Em literatura, uma parábola é uma história que nos ensina qualquer coisa acerca de nós próprios e do modo como devemos viver. Neste livro autobiográfico, Solnit mostra que as parábolas só ensinam alguma coisa se sentirmos empatia pelo que é relatado. Porém, como se pode perceber a partir do que foi dito atrás, o que Solnit defende é uma «pescadinha de rabo na boca» e as histórias que usamos para aprender, são as mesmas que nos definem. Assim, no caminho de autoconhecimento descrito em The Faraway Nearby, aquilo que definirá Solnit é a consciência de que a única coisa que pode ser exclusivamente sua é o que a leva a sentir empatia por histórias, ou seja, a ligação que apenas ela será capaz de estabelecer entre a história de Dr. Jekyll and Mr. Hyde e a do nascimento do filho de uma amiga, embora Solnit não seja a única pessoa que leu o romance de Stevenson e que teve amigas cujos bebés nasceram antes do tempo.

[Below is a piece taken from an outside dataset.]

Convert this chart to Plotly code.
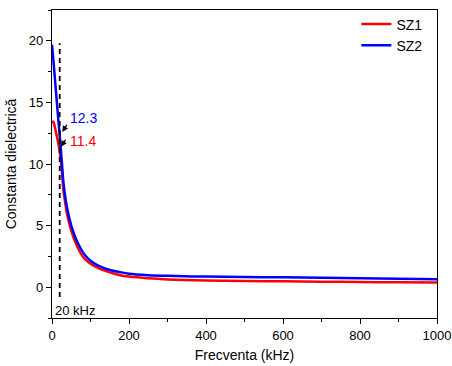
import plotly.graph_objects as go

freq_sz1 = [0, 3, 6, 10, 15, 20, 25, 30, 35, 40, 50, 60, 70, 80, 90, 100, 120, 150, 177, 200, 250, 300, 400, 500, 600, 700, 800, 900, 1000]
sz1 = [13.3, 13.45, 13.2, 12.6, 11.9, 11.0, 9.6, 7.8, 6.7, 5.8, 4.6, 3.7, 3.0, 2.5, 2.15, 1.9, 1.55, 1.2, 0.97, 0.86, 0.72, 0.63, 0.54, 0.5, 0.48, 0.45, 0.42, 0.4, 0.38]

freq_sz2 = [0, 5, 10, 15, 20, 25, 30, 35, 40, 50, 60, 70, 80, 90, 100, 120, 150, 177, 200, 250, 300, 400, 500, 600, 700, 800, 900, 1000]
sz2 = [19.7, 17.9, 16.0, 14.1, 12.3, 10.4, 8.4, 7.2, 6.3, 5.0, 4.1, 3.4, 2.85, 2.45, 2.15, 1.75, 1.4, 1.22, 1.1, 0.98, 0.92, 0.86, 0.82, 0.8, 0.76, 0.72, 0.68, 0.65]

marker_freq = 20
marker_y = [-0.8, 19.8]
label_sz1 = "11.4"
label_sz2 = "12.3"

FONT = "Liberation Sans, Arial, sans-serif"

fig = go.Figure()
fig.add_trace(go.Scatter(x=freq_sz1, y=sz1, mode="lines", name="SZ1",
                         line=dict(color="#ff0000", width=2.5, shape="spline")))
fig.add_trace(go.Scatter(x=freq_sz2, y=sz2, mode="lines", name="SZ2",
                         line=dict(color="#0000ff", width=2.5, shape="spline")))
fig.add_trace(go.Scatter(x=[marker_freq, marker_freq], y=marker_y, mode="lines",
                         showlegend=False,
                         line=dict(color="black", width=1.8, dash="5px,4px")))

# arrows
fig.add_annotation(x=26.8, y=12.6, ax=40.8, ay=13.3, axref="x", ayref="y",
                   text="", showarrow=True, arrowhead=2, arrowsize=1, arrowwidth=1.2,
                   arrowcolor="black")
fig.add_annotation(x=23.4, y=11.4, ax=38, ay=12.1, axref="x", ayref="y",
                   text="", showarrow=True, arrowhead=2, arrowsize=1, arrowwidth=1.2,
                   arrowcolor="black")
fig.add_annotation(x=41.5, y=13.75, text=label_sz2, showarrow=False, xanchor="left",
                   font=dict(family=FONT, size=14, color="#0000ff"))
fig.add_annotation(x=42, y=11.87, text=label_sz1, showarrow=False, xanchor="left",
                   font=dict(family=FONT, size=14, color="#ff0000"))
fig.add_annotation(x=2.0, y=-1.9, text="20 kHz", showarrow=False, xanchor="left",
                   font=dict(family=FONT, size=13, color="black"))

fig.update_layout(
    width=452, height=366,
    margin=dict(l=52, r=15, t=10, b=48, autoexpand=False),
    paper_bgcolor="white", plot_bgcolor="white",
    font=dict(family=FONT, size=12, color="black"),
    legend=dict(x=0.975, y=1.005, xanchor="right", yanchor="top",
                bgcolor="rgba(0,0,0,0)", font=dict(size=14, family=FONT),
                tracegroupgap=0, itemwidth=30),
    xaxis=dict(range=[0, 1000], tickvals=[0, 200, 400, 600, 800, 1000],
               ticks="outside", ticklen=5, tickwidth=1.2, tickcolor="black",
               minor=dict(tickvals=[100, 300, 500, 700, 900], ticks="outside", ticklen=3, tickcolor="black"),
               showline=True, linecolor="black", linewidth=1.3, mirror=True,
               showgrid=False, zeroline=False, automargin=False,
               tickfont=dict(size=13),
               title=dict(text="Frecventa (kHz)", font=dict(size=14), standoff=8)),
    yaxis=dict(range=[-2.5, 22.5], tickvals=[0, 5, 10, 15, 20],
               ticks="outside", ticklen=5, tickwidth=1.2, tickcolor="black",
               minor=dict(tickvals=[-2.5, 2.5, 7.5, 12.5, 17.5, 22.5], ticks="outside", ticklen=3, tickcolor="black"),
               showline=True, linecolor="black", linewidth=1.3, mirror=True,
               showgrid=False, zeroline=False, automargin=False,
               tickfont=dict(size=13),
               title=dict(text="Constanta dielectrică", font=dict(size=14), standoff=8)),
)

fig.write_html("out.html")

Finalmente, regressando àquilo a que chamei «directriz» de The Faraway Nearby, perto do fim lê-se, a propósito da história de uma mulher que casa com um homem-urso, que «it's not a circular tale; nothing comes back to where it started». Assim também o livro de Solnit. Por isso, se se começou pelo princípio, termine-se pelo fim, com uma citação do último capítulo, «Apricots», em que Solnit diz que fizera finalmente uma viagem de barco pelos rápidos do rio na base do Grand Canyon. A autora conta que numa noite entrou nas águas escuras do rio e que «circumambulated the raft, one hand on its side for safety, a little intimidated by the pure cold mystery of the dark waters that tugged at me as the bank dropped away and I went in deeper. I walked into the river up to my neck and walked out the other side of the raft, cooler.» (p. 254) O caminho que Solnit faz para entrar e sair do rio poderia ser descrito por uma parábola côncava (cuja directriz seria a jangada) e é também o que, ainda hoje, em algumas igrejas cristãs, se faz quando se baptiza alguém. No baptismo, quando alguém entra na água e sai do outro lado, renasce; deixa de ser -x e passa a ser x, redimindo o passado e tendo uma nova compreensão de si próprio. Todavia, o que é interessante no livro de Rebecca Solnit não é a ideia de redenção, de renascimento, mas o modo como a ideia é expressa, e que obriga o leitor de The Faraway Nearby a questionar as suas próprias histórias e aquilo que conta, para si, como empatia.

REFERÊNCIA:

Solnit, Rebecca. The Faraway Nearby. Londres: Granta, 2013.